An article by: Francesco Sidoti

The approach of the British weekly contains a peculiar vision of the current economy, understood as a war economy, which prescribes investment controls, export bans, and increasingly harsh sanctions. A vision far removed from the most famous English liberal culture, from Adam Smith to Richard Cobden

According to The Economist magazine, the war with Russia must continue in any case, and peace must be achieved in the Middle East in any case

There are sometimes hidden and sometimes obvious difficulties in forming public opinion. The case of The Economist is a textbook case, because it clearly had a very significant influence over a long period of time.

We are talking about the most popular Western weekly, especially among the leaders of the 1 percent of the world who are often the target of Oxfam.

Its readers are first weighed and then counted.
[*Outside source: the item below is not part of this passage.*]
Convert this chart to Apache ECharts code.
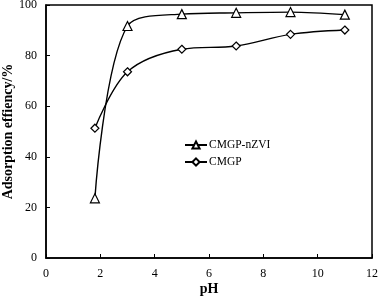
<!DOCTYPE html>
<html>
<head>
<meta charset="utf-8">
<script src="https://cdn.jsdelivr.net/npm/echarts@6/dist/echarts.min.js"></script>
<style>
  html, body { margin: 0; padding: 0; background: #fff; }
  #chart { width: 378px; height: 300px; }
</style>
</head>
<body>
<div id="chart"></div>
<script>
const phValues = [1.8, 3, 5, 7, 9, 11];
const nzviValues = [23.6, 91.7, 96.4, 96.9, 97.2, 96.2];
const cmgpValues = [51.3, 73.6, 82.5, 83.8, 88.4, 90.1];
const seriesNames = ['CMGP-nZVI', 'CMGP'];

const chart = echarts.init(document.getElementById('chart'), null, { renderer: 'canvas' });

function pairs(xs, ys) {
    return xs.map((x, i) => [x, ys[i]]);
}

const font = 'Liberation Serif';
const markerStyle = { color: '#fff', borderColor: '#000', borderWidth: 1.2 };

const option = {
    animation: false,
    grid: {
        left: 46,
        right: 6,
        top: 5,
        bottom: 42,
        outerBoundsMode: 'none',
        containLabel: false,
        show: true,
        borderColor: '#000',
        borderWidth: 1.5
    },
    legend: {
        orient: 'vertical',
        left: 179,
        top: 134,
        itemWidth: 22,
        itemHeight: 9,
        itemGap: 5,
        textStyle: { fontFamily: font, fontSize: 11.5, color: '#000', padding: [0, 0, 0, -3] },
        data: seriesNames
    },
    xAxis: {
        type: 'value',
        min: 0,
        max: 12,
        interval: 2,
        name: 'pH',
        nameLocation: 'middle',
        nameGap: 24,
        nameMoveOverlap: false,
        nameTextStyle: { fontFamily: font, fontSize: 14, fontWeight: 'bold', color: '#000' },
        axisLine: { lineStyle: { color: '#000', width: 1.5 } },
        axisTick: { inside: true, length: 4, lineStyle: { color: '#000' } },
        axisLabel: { fontFamily: font, fontSize: 12, color: '#000', margin: 10 },
        splitLine: { show: false }
    },
    yAxis: {
        type: 'value',
        min: 0,
        max: 100,
        interval: 20,
        name: 'Adsorption effiency/%',
        nameLocation: 'middle',
        nameGap: 31,
        nameMoveOverlap: false,
        nameTextStyle: { fontFamily: font, fontSize: 14, fontWeight: 'bold', color: '#000' },
        axisLine: { lineStyle: { color: '#000', width: 1.5 } },
        axisTick: { inside: true, length: 4, lineStyle: { color: '#000' } },
        axisLabel: { fontFamily: font, fontSize: 12, color: '#000', margin: 9 },
        splitLine: { show: false }
    },
    series: [
        {
            name: seriesNames[0],
            type: 'line',
            data: pairs(phValues, nzviValues),
            smooth: 0.35,
            symbol: 'triangle',
            symbolSize: 9,
            lineStyle: { color: '#000', width: 1.4 },
            itemStyle: markerStyle
        },
        {
            name: seriesNames[1],
            type: 'line',
            data: pairs(phValues, cmgpValues),
            smooth: 0.35,
            symbol: 'diamond',
            symbolSize: 8,
            lineStyle: { color: '#000', width: 1.4 },
            itemStyle: markerStyle
        }
    ]
};

chart.setOption(option);
</script>
</body>
</html>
In fact, The Economist has long boasted that few people read it and advertised itself with the slogan “The Economist – not read by millions of people.” Now, in accordance with the demand of the vulgar market, it boasts of reaching a global audience of millions.

Karl Marx already wrote that The Economist was “the European organ of the financial aristocracy,” and Lenin argued that it was the spokesman, I would say, the ventriloquist, of the long-term interests of Western billionaires. Actually, according to Lenin, in 1914 the magazine advocated peace, because it feared that the pains of war might later spark a revolution; peace was better in the long run. Lenin’s worst enemies were the Social Democrats: they did not want a revolution and argued that we know how wars begin, but we do not know how they end. History has proven that they were both right: the Great War brought communism and fascism, revolution and reaction. According to many historians, the Second World War was the continuation of the First.

There were quite a few pacifists at that time, and they knew that they represented the best of the West. The champion of British liberalism, Bertrand Russell, was convicted twice at the time for his pacifism and was finally jailed for six months in 1918.

Besides being an advocate of forward-looking pacifism, the magazine, in its original spirit, supported actual liberalism, from anti-statism to anti-protectionism, from deregulation to globalization.

In the last two issues, The Economist twice hit the mark of the world community. Seven days earlier, it published a very clear cover with a question mark and the headline “Is Putin Winning?” A week later, it published a second cover with a different headline on a parallel theme, but without the question mark: “How Peace Is Possible” (and it talks about peace exclusively for the Middle East).

Obviously, issues of war and peace are very close to it, with one fundamental remark: it believes that the war with Russia should continue in any case, and peace in the Middle East should be achieved in any case. In short, peace in the Middle East is necessary to be able to better fight the war against Russia.

This vision of economics as the continuation of war by other means contradicts the most famous English liberal culture

In this approach, there is a peculiar vision of the current economy, understood as a war economy, in terms reminiscent of the days of (regretted?) gunboats. This war justifies the denial of liberal principles; in essence, it mandates controls on foreign investment and the targeting of investments abroad, interference in private corporate agreements and private property, export bans, and ever-tighter sanctions (still strongly recommended and cited in the latest issue of American sister Atlantic). However, this vision of economics as the continuation of war by other means is in a certain sense the opposite of the views of the most famous English liberal culture, from Adam Smith to Richard Cobden.

Consequently, the approach to warmongering leads to the dominance of the military industry. This point was recently emphasized by Romano Prodi, commenting on data from SIPRI, “the Swedish institute that provides the most authoritative and reliable data on weapons.” The international situation primarily favors arms dealers, mostly located in the United States, where the defense budget has reached 40 percent of total global arms spending over the past five years (Europe spends half of what the United States does).

In this latest misplaced “pacifist” issue, The Economist also addresses its neighbor on the other side of the political barricade – the Observer, which is the weekly Bible of the English Conservatives and the nursery of that ruling class. This is no trifling squabble: in an interview by former MI6 chief Richard Dearlove with the Sunday Telegraph newspaper on December 10, 2023, influential English intelligence groups openly and once again emphasized that journalistic information is a major theme of British national policy. For its part, The Economist ridicules the amateurism and adventurism of the Observer, which is said to be a weekly magazine that is both “thoughtful and rowdy.”

Looking at its competitors with disdain and sarcasm, The Economist unconsciously reflects on itself in the mirror, because amateurism and adventurism are characteristic of those who happily reject the liberal culture, of which they call themselves the heir, interpreter, and disseminator. The glorification of war and the war economy is the exact opposite of the liberal and libertarian tradition in all its variants. It may be The Economist, but it leaves much to be desired, especially as an economist.